So there we were, halfway up a Pyrénée, stretched out in tee shirts enjoying the view, the midday sun and a rest for our Norfolk-flatland legs. It was January. I'm not sure which one of us started it (probably me; it usually is), but by the time we'd got back to our rented house that evening we'd decided to move to France.
Moving to France had been On The List for me for - oh, thirty odd years, ever since I was a student obsessed with the language and the country. Plans came and went; I got a proper job, the inevitable mortgage, all the usual baggage. I moved round the UK like a veritable nomad; dropped out, and back in, and then out again of a conventional(ish) lifestyle. Barely a year went by without a visit or three to France, but that's as far as it got. For John it was different: although he'd done his fair share of travelling, the USSR and the Eastern bloc (remember them?) had been more his style, and France was more than a bit of a mystery to him until we got together.

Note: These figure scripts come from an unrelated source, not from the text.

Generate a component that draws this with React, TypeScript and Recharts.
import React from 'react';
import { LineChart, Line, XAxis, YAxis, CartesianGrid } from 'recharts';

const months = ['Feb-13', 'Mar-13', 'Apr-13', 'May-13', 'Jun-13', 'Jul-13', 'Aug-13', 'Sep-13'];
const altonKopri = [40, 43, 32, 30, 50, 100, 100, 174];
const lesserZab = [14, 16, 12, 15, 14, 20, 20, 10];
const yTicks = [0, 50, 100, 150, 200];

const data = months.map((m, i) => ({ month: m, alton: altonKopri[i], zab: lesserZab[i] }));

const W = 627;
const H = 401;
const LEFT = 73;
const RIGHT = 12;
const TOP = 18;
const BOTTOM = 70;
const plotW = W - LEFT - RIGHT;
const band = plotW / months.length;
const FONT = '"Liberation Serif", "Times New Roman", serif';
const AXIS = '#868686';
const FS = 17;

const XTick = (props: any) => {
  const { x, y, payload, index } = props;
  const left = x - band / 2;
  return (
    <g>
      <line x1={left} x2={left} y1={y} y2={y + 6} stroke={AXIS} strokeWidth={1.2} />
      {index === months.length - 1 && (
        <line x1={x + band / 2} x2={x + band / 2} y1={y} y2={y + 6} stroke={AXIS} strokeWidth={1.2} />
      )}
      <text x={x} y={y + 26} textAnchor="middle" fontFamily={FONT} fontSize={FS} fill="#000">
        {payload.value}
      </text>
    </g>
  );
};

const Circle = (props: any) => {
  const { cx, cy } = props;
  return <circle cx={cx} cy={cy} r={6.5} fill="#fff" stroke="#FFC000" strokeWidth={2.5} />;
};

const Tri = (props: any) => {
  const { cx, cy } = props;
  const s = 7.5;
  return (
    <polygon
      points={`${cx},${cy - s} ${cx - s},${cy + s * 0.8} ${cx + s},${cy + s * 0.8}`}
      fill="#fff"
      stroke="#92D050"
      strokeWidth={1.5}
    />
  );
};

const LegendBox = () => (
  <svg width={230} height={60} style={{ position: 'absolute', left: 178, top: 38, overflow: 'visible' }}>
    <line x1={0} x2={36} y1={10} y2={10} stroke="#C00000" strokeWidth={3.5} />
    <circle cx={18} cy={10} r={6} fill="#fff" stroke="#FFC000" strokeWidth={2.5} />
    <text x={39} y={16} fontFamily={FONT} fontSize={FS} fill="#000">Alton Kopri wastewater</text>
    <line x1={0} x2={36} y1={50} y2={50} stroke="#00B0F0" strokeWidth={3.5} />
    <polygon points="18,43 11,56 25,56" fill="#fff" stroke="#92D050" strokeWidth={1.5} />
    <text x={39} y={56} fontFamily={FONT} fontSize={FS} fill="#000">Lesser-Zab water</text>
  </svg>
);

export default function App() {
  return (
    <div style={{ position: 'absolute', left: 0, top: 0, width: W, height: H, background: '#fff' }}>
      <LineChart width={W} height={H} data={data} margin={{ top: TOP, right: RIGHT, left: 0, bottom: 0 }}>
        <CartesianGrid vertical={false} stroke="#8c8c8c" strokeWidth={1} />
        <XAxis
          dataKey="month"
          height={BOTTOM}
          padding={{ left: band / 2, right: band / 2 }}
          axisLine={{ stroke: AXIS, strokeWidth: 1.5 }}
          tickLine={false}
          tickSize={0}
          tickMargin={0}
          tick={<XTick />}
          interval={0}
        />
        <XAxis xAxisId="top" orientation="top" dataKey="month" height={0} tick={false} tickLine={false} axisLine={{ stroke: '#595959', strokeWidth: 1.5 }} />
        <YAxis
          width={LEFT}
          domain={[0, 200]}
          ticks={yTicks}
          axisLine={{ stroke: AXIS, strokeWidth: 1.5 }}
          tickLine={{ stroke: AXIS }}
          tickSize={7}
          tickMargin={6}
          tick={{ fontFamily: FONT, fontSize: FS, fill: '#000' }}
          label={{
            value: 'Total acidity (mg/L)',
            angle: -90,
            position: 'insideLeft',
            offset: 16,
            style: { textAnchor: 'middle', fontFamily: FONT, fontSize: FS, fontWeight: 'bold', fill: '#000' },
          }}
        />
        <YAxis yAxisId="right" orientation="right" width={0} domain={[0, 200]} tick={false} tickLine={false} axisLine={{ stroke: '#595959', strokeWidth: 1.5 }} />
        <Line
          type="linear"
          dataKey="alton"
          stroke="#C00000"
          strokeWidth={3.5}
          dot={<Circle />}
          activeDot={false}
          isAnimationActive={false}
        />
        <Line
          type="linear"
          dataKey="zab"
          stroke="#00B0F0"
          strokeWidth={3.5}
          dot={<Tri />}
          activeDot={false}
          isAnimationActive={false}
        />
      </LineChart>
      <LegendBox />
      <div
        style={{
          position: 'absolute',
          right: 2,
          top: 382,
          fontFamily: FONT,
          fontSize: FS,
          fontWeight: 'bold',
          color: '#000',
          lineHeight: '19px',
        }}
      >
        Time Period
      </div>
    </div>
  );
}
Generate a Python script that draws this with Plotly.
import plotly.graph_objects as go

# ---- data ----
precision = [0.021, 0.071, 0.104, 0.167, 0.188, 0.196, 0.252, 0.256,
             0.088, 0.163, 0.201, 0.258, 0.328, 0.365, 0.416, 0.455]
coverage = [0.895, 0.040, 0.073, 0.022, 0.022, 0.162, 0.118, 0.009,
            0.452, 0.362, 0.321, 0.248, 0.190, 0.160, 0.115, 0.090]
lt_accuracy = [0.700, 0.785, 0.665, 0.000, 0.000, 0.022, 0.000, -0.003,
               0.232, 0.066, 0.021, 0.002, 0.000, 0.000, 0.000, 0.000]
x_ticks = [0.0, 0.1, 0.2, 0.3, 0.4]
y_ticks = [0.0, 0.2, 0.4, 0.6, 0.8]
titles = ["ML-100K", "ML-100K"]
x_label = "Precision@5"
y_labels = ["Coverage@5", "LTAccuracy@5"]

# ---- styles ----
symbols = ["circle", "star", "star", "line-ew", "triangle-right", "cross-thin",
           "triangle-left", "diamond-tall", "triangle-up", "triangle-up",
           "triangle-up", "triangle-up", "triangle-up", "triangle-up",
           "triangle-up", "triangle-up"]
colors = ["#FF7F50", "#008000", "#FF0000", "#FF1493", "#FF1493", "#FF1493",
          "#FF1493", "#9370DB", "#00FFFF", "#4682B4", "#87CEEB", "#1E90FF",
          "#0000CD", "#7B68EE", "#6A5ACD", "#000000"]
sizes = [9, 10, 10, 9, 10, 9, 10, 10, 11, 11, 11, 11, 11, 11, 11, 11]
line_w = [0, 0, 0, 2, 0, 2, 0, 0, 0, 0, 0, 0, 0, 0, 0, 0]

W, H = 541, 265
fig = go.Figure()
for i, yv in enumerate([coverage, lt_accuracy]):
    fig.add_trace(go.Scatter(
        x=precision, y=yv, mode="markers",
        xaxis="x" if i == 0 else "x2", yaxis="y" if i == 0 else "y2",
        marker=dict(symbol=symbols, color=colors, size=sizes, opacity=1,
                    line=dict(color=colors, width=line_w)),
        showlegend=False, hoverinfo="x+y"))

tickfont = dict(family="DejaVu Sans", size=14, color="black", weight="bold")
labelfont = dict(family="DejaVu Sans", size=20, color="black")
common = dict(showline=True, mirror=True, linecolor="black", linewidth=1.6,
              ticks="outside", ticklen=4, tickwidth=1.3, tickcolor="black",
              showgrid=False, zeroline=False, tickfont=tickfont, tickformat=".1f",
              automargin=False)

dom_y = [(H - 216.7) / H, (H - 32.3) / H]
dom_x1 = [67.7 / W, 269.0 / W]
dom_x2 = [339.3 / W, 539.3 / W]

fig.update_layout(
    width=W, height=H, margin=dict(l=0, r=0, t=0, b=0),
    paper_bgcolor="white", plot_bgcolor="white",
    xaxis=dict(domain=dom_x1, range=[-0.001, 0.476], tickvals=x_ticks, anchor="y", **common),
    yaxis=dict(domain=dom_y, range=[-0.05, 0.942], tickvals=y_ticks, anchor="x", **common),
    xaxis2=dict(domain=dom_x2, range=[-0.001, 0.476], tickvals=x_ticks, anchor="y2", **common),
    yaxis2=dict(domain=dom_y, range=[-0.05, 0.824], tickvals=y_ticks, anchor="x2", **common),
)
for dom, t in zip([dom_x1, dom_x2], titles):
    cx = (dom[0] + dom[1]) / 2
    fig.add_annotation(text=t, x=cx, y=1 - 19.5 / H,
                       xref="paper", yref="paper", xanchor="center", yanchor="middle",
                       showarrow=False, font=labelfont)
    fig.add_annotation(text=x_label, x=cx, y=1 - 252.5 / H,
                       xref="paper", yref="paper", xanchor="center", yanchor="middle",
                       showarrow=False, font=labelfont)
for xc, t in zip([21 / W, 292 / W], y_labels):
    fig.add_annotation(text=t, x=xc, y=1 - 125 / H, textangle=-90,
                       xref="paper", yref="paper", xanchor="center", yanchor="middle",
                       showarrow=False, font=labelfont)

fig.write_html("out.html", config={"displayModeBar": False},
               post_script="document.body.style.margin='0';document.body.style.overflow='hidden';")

At the time of that winter trip, we'd been running terroir, our tiny restaurant with rooms in Cley next the Sea on the north Norfolk coast, for eight years. terroir happened, somehow; an antidote to our years of working in intensive/intense people-based professions with all the demoralising politicking that seems inexorably to go with work like that. It's a long story. For ten months a year, we cooked, hosted, washed up, grew vegetables, cultivated local suppliers, joined and promoted the Slow Food movement before anyone much had heard of it, and learned as we went along. We worked towards being carbon neutral, ran a carbon offset scheme along with Climate Care, and did our level (if largely unsuccessful) best to get other small businesses to adopt greener practices. Meanwhile North Norfolk became fashionable, every other house became a second home, and although we barely advertised, we became increasingly well known and often had silly waiting lists.

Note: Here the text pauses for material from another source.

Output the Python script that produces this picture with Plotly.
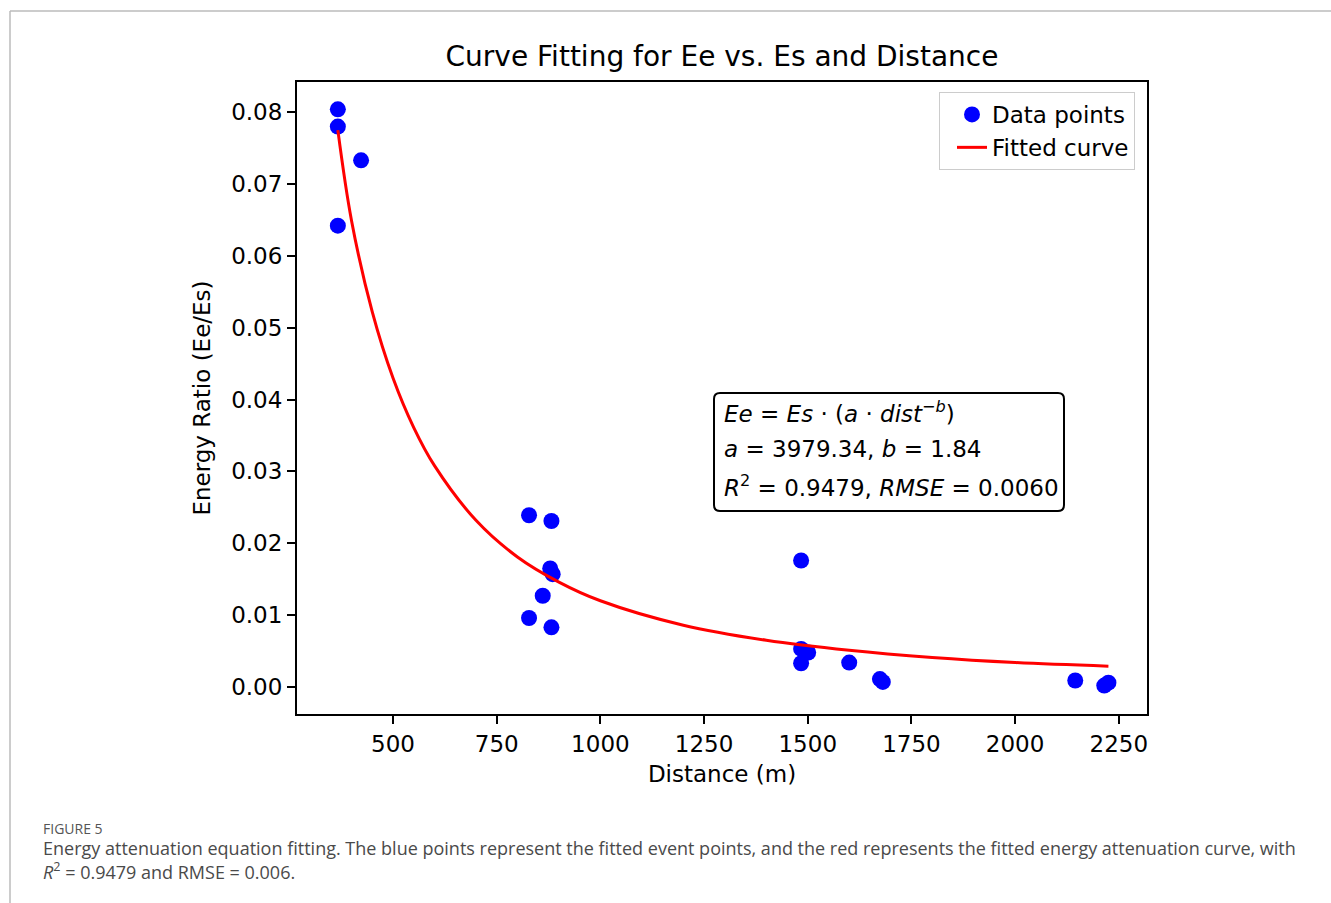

We had enormous fun, and met some really great (plus a few not-so-great) people. We learned that there's nothing quite like the buzz of a really convivial evening when something just clicks and a whole roomful of dinner guests feel it. We also worked 14 hour days, six days a week, answered the phone from 7 in the morning to after midnight, shared our home on a daily basis with 12 or 13 people, and almost never got to see the sea. That kind of life has a definite expiry date; when you sense it coming, you do one of two things. You carry on doing what you're doing, but you pull your self back from it, you disconnect ... or you move on. We moved on.